Kudos to Haley for going to a hostile environment and representing herself well. Can you imagine how the media would be yammering about the “hostile culture” and “decline of civility” if Hillary Clinton or someone got this kind of treatment at CPAC?
Asked about her approach to dealing with dictators in her new role, the former South Carolina governor said that her goal was to “call them out when they do something wrong” and to “work with them when you can.”
“Get to the next panel!” an audience member shouted in response.
It was not exactly a shock that a member of the Trump administration would receive a less-than-warm welcome from a room full of people who’d paid to hear speakers like Hillary Clinton and Planned Parenthood President Cecile Richards discuss feminism for three days, but Haley managed to carry on with the interview unfazed, telling Van Susteren that she has no regrets about taking on the U.N. job.
“Everyone was waiting to see what the U.S. was going to do,” she said. “What we have to do is lead.”

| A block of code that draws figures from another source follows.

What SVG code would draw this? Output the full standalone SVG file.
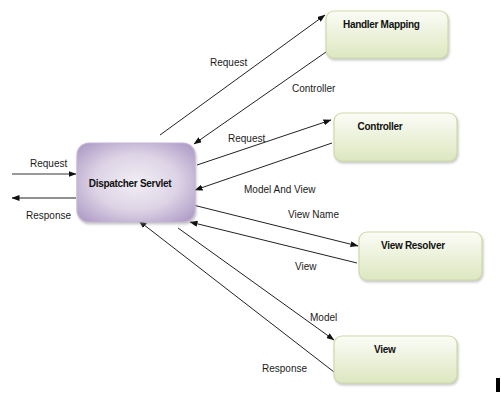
<svg xmlns="http://www.w3.org/2000/svg" width="501" height="419" viewBox="0 0 501 419">
<style>
.lbl{font-family:"Liberation Sans",Arial,sans-serif;font-size:10px;fill:#1a1a1a}
.title{font-family:"Liberation Sans",Arial,sans-serif;font-size:10px;font-weight:bold;fill:#111;letter-spacing:-0.3px}
.con{stroke:#222;stroke-width:1;fill:none;marker-end:url(#ah)}
.green{fill:url(#gg);stroke:#cddba8;stroke-width:1.2;filter:url(#sh)}
</style>
<defs>
<marker id="ah" markerWidth="8" markerHeight="6" refX="7.5" refY="3" orient="auto" markerUnits="userSpaceOnUse">
<path d="M0,0 L8,3 L0,6 Z" fill="#111"/>
</marker>
<linearGradient id="gg" x1="0" y1="0" x2="0" y2="1">
<stop offset="0" stop-color="#fbfcf6"/>
<stop offset="1" stop-color="#dde7c0"/>
</linearGradient>
<radialGradient id="pg" cx="0.5" cy="0.5" r="0.7">
<stop offset="0" stop-color="#f1eef4"/>
<stop offset="0.5" stop-color="#ddd4e6"/>
<stop offset="1" stop-color="#a994c2"/>
</radialGradient>
<filter id="sh" x="-10%" y="-10%" width="125%" height="135%">
<feDropShadow dx="1" dy="2" stdDeviation="1.2" flood-color="#888" flood-opacity="0.45"/>
</filter>
</defs>

<g id="connectors">
<line x1="12" y1="174" x2="76" y2="174" stroke="#777" stroke-width="1.5" marker-end="url(#ah)"/>
<line class="con" x1="76" y1="198" x2="12" y2="198"/>
<line class="con" x1="160" y1="135" x2="325" y2="15"/>
<line class="con" x1="326" y1="52" x2="194" y2="144"/>
<line class="con" x1="197" y1="165" x2="331" y2="120"/>
<line class="con" x1="332" y1="143" x2="195" y2="190"/>
<line class="con" x1="193" y1="205" x2="358" y2="246"/>
<line class="con" x1="357" y1="263" x2="190" y2="222"/>
<line class="con" x1="178" y1="228" x2="334" y2="340"/>
<line class="con" x1="334" y1="372" x2="139" y2="221"/>
</g>

<g id="labels">
<text class="lbl" x="30" y="167">Request</text>
<text class="lbl" x="26" y="219">Response</text>
<text class="lbl" x="210" y="66">Request</text>
<text class="lbl" x="292" y="92">Controller</text>
<text class="lbl" x="228" y="142">Request</text>
<text class="lbl" x="244" y="193">Model And View</text>
<text class="lbl" x="288" y="218">View Name</text>
<text class="lbl" x="295" y="270">View</text>
<text class="lbl" x="310" y="321">Model</text>
<text class="lbl" x="262" y="372">Response</text>
</g>

<g id="dispatcher">
<rect x="77" y="143" width="118" height="79" rx="12" fill="url(#pg)" stroke="#c3b4d5" stroke-width="1.2" filter="url(#sh)"/>
<text class="title" x="130" y="187" text-anchor="middle">Dispatcher Servlet</text>
</g>

<g id="handler-mapping">
<rect class="green" x="326" y="11" width="122" height="47" rx="8"/>
<text class="title" x="343" y="28">Handler Mapping</text>
</g>

<g id="controller">
<rect class="green" x="334" y="113" width="123" height="48" rx="8"/>
<text class="title" x="380" y="130" text-anchor="middle">Controller</text>
</g>

<g id="view-resolver">
<rect class="green" x="359" y="232" width="123" height="48" rx="8"/>
<text class="title" x="381" y="249">View Resolver</text>
</g>

<g id="view">
<rect class="green" x="334" y="336" width="123" height="47" rx="8"/>
<text class="title" x="374" y="353">View</text>
</g>

<rect x="496" y="378" width="4" height="14" fill="#000"/>
</svg>
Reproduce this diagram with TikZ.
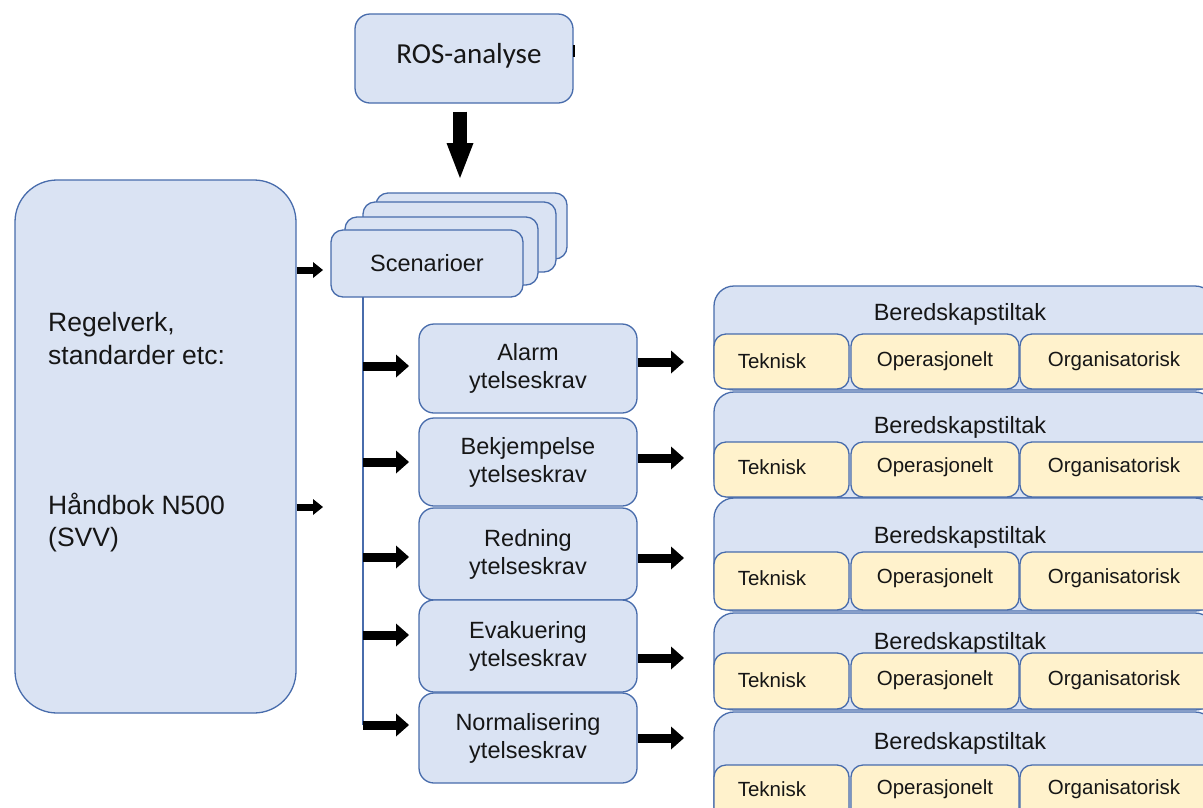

After Haley finished, Women in the World founder Tina Brown addressed the “boisterous reception” for Haley and commended the ambassador for showing up.
“We often complain and sneer and say Republicans never want to come on any kind of forum except Fox News or places where they can be, you know, asked questions that are soft,” Brown said, adding that Haley “graciously” remained calm amid the heckling. “She didn’t get agitated about it, and she’s in the middle of a lot of world crises.”